- _Problem details_
Starting at the first line of the entries below, restate each line exactly until you reach the line with "import matplotlib.pyplot as plt", and print that one too. Leave the pictures out and stop there.
======
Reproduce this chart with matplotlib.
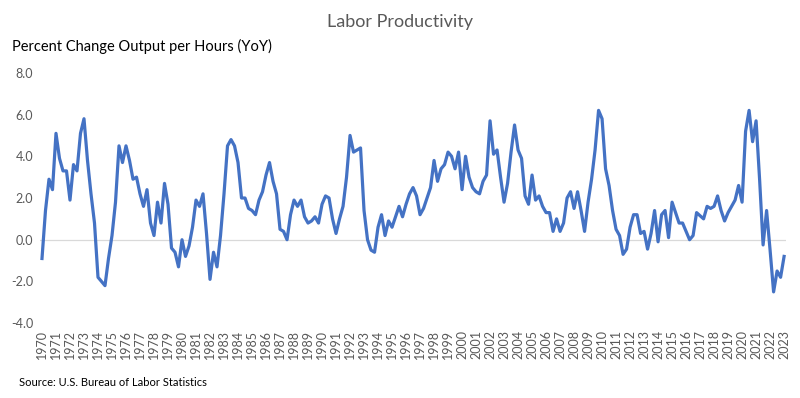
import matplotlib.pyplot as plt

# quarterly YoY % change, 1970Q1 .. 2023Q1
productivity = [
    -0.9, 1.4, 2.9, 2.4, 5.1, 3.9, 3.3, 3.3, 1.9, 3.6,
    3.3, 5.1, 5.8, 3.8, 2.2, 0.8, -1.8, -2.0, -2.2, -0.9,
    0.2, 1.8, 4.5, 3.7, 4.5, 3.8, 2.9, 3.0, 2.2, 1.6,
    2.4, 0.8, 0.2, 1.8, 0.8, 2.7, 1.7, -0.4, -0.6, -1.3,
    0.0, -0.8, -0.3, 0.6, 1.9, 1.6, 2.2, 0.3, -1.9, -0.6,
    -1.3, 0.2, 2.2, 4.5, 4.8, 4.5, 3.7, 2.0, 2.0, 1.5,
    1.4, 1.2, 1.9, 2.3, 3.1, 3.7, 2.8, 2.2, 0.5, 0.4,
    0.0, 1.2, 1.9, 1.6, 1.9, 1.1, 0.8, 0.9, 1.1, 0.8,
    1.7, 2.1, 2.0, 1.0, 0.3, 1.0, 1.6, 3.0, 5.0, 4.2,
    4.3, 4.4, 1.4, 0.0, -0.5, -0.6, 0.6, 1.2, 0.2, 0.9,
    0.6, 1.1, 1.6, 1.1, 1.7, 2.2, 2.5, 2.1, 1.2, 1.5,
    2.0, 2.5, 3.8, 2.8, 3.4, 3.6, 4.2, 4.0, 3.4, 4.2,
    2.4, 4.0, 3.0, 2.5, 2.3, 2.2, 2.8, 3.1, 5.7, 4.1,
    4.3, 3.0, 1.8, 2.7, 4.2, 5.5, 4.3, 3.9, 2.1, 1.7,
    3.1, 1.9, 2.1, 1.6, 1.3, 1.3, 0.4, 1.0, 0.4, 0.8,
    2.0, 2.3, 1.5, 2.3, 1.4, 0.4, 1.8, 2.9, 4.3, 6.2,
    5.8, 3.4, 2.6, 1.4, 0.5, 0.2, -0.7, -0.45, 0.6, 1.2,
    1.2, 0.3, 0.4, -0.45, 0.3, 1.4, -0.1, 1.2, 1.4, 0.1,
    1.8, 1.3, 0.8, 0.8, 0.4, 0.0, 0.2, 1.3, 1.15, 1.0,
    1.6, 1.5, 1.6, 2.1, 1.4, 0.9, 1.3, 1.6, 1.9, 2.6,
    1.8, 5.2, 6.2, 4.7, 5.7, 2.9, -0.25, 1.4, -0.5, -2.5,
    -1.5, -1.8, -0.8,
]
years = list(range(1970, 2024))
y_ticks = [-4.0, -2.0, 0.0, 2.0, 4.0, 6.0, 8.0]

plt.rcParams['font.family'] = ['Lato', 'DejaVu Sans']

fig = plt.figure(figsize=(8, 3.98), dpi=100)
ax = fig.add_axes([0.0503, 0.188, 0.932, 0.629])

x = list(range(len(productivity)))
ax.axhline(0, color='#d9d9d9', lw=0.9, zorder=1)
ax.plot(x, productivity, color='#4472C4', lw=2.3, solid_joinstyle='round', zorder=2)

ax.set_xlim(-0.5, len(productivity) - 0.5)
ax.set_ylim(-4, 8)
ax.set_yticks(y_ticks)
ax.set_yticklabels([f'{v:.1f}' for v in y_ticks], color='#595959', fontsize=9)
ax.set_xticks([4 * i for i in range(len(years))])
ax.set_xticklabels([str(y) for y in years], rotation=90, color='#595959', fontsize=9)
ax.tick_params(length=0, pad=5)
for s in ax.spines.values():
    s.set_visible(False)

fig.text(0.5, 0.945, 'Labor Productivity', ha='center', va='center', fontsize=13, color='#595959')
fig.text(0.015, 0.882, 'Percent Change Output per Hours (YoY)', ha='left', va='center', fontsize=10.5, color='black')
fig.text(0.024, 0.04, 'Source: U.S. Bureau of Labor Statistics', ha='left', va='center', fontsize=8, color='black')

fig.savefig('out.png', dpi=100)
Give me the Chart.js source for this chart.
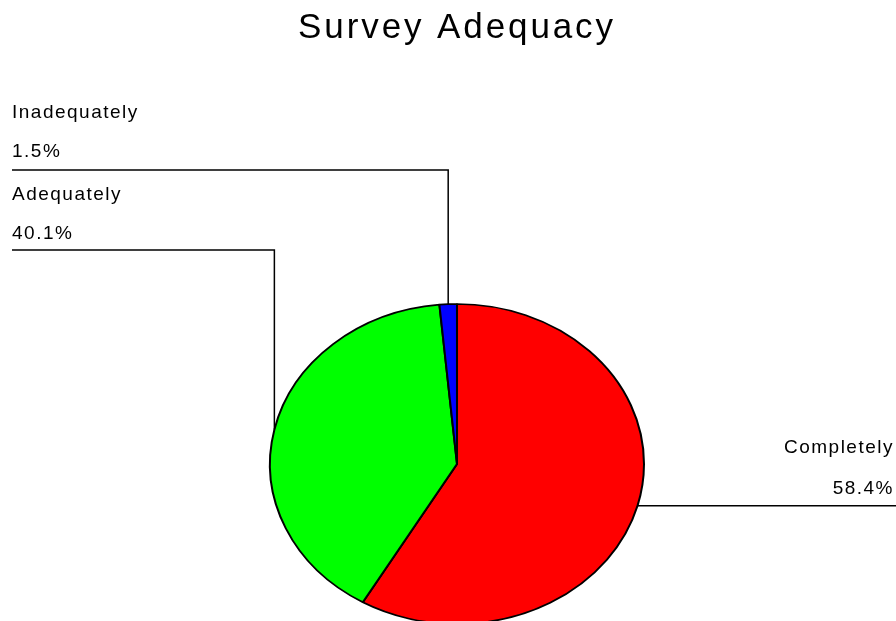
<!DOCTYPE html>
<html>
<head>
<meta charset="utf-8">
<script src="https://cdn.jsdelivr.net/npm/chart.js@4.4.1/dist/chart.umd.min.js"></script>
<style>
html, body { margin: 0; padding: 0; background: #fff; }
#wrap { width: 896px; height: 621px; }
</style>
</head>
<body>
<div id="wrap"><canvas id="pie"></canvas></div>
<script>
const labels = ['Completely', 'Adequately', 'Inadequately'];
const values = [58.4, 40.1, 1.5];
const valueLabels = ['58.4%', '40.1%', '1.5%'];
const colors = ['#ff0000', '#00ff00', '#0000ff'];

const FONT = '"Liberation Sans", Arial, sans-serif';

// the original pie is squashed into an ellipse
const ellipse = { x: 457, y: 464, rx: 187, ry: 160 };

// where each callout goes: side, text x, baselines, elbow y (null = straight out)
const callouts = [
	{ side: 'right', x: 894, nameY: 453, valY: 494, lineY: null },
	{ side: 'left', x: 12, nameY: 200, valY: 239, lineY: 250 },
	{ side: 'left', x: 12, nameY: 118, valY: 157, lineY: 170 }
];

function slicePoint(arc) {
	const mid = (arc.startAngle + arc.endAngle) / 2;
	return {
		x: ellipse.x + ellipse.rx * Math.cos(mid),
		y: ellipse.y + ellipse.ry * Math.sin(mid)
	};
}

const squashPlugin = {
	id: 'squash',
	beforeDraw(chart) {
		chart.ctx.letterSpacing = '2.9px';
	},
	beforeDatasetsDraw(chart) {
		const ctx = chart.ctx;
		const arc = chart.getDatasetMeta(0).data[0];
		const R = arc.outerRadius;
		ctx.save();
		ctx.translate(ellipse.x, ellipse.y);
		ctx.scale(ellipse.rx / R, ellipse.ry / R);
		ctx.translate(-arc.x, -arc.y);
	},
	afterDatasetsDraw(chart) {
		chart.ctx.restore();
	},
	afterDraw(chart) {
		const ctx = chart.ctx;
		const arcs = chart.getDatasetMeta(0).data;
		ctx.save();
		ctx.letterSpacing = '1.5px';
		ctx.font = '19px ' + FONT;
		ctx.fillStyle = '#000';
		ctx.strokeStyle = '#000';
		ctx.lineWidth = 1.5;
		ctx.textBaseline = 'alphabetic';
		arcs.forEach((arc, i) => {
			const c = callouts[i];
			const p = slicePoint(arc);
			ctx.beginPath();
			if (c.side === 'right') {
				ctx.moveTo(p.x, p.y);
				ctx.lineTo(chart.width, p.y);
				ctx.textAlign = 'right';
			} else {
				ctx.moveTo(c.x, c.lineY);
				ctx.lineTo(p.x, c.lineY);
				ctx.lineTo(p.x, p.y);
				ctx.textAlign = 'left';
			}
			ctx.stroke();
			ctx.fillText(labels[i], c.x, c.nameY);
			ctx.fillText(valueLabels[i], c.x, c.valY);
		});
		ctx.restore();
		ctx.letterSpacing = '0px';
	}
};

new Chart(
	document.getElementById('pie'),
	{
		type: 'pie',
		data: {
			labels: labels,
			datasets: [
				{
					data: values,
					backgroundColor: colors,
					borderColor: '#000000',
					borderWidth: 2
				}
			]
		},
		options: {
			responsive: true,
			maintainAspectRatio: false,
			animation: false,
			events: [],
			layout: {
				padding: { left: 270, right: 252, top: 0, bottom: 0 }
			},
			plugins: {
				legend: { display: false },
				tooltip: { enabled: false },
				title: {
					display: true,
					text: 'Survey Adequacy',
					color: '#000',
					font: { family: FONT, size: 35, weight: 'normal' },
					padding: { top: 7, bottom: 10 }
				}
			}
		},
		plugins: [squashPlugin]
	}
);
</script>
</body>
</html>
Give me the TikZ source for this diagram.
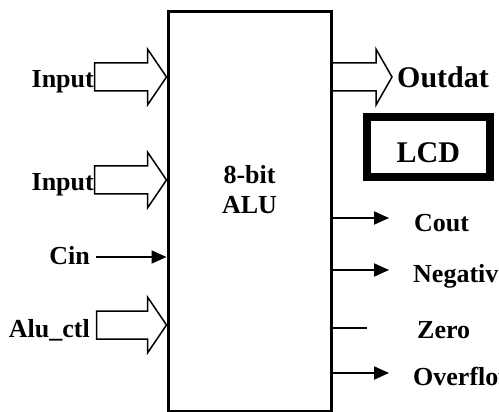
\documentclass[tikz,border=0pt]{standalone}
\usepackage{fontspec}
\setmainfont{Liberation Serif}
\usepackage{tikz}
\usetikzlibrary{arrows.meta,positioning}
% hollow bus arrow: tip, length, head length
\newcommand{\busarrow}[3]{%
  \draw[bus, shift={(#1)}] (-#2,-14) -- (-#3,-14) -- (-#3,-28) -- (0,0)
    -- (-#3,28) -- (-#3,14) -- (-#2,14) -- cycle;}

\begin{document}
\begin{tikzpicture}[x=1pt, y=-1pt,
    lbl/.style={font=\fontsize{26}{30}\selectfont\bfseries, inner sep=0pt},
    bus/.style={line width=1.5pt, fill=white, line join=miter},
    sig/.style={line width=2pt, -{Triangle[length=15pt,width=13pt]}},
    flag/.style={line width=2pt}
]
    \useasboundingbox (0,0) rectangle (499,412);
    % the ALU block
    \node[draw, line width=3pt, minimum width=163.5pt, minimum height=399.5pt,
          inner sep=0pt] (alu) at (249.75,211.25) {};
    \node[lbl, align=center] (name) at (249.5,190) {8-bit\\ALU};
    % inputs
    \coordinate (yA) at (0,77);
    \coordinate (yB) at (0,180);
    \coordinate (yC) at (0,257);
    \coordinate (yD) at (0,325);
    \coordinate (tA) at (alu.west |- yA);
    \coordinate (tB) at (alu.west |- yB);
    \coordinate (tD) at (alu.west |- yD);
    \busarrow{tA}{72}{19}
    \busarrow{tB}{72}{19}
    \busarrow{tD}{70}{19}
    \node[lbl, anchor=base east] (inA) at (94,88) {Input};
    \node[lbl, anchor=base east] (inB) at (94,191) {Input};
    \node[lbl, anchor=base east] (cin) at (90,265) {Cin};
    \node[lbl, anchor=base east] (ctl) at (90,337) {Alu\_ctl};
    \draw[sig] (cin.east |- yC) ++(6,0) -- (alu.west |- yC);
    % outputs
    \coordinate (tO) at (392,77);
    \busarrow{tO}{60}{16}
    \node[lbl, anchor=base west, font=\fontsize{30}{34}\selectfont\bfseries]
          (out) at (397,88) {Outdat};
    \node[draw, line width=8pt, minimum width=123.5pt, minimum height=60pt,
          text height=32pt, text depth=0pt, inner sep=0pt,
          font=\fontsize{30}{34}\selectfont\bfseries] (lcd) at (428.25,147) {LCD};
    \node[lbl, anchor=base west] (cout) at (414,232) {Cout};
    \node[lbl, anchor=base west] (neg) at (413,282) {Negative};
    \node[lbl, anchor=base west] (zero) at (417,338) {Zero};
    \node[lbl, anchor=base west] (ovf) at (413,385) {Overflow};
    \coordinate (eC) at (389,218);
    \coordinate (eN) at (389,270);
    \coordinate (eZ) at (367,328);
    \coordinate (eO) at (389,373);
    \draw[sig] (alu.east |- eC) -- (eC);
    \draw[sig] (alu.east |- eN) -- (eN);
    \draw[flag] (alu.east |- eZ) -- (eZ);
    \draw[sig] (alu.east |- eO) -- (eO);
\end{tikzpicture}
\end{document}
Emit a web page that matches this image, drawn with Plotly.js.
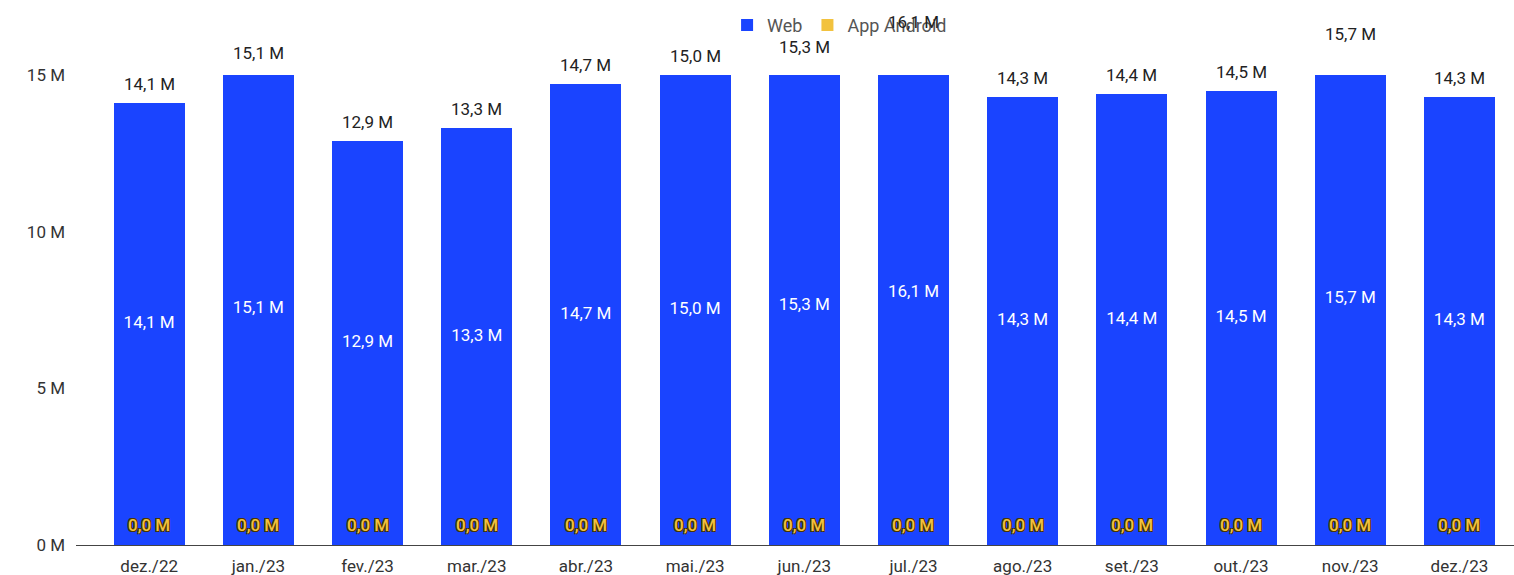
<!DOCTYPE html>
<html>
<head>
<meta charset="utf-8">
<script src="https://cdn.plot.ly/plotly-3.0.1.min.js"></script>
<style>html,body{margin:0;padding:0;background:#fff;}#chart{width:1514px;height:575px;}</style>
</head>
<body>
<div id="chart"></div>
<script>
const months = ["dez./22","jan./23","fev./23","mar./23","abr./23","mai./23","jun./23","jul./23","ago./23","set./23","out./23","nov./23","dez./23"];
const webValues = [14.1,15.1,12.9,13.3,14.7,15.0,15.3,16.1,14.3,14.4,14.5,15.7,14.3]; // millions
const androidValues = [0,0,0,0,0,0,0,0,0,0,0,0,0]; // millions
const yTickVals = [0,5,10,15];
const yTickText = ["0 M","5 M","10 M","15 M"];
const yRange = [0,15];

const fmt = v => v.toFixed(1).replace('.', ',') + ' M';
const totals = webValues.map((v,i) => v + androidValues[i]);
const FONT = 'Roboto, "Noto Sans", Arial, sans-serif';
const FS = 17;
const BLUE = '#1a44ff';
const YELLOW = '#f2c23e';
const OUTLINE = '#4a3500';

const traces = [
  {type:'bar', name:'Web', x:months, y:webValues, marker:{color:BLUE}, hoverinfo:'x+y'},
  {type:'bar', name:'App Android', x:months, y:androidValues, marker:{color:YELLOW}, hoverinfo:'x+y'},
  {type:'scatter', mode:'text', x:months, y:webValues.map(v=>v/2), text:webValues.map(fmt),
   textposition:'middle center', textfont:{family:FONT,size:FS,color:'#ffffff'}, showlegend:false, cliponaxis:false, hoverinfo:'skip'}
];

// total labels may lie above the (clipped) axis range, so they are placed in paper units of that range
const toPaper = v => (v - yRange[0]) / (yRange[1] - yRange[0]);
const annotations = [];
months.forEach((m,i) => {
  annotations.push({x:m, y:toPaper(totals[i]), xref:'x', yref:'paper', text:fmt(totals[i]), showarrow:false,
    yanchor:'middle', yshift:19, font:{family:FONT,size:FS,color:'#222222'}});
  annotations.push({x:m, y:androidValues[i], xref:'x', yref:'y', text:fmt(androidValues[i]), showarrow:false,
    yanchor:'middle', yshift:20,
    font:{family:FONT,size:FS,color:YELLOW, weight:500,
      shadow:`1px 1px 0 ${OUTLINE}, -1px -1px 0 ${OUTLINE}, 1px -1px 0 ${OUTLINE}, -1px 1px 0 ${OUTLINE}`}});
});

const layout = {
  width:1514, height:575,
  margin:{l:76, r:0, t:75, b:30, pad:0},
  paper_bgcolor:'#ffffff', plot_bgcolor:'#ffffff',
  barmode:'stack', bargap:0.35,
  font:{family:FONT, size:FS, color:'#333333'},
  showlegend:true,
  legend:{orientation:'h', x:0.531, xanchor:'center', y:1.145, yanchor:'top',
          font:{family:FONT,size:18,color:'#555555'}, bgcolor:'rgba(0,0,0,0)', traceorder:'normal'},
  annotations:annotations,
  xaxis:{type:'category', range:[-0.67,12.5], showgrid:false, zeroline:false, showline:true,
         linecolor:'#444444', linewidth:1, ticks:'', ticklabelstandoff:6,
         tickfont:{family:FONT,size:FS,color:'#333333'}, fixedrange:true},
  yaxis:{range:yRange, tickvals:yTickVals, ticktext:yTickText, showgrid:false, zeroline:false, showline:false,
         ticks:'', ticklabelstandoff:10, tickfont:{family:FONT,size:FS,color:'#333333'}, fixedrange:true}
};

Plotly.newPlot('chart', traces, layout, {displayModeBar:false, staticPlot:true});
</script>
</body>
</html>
======
- _Answer for this exercise_
Reproduce this chart with matplotlib.
import matplotlib.pyplot as plt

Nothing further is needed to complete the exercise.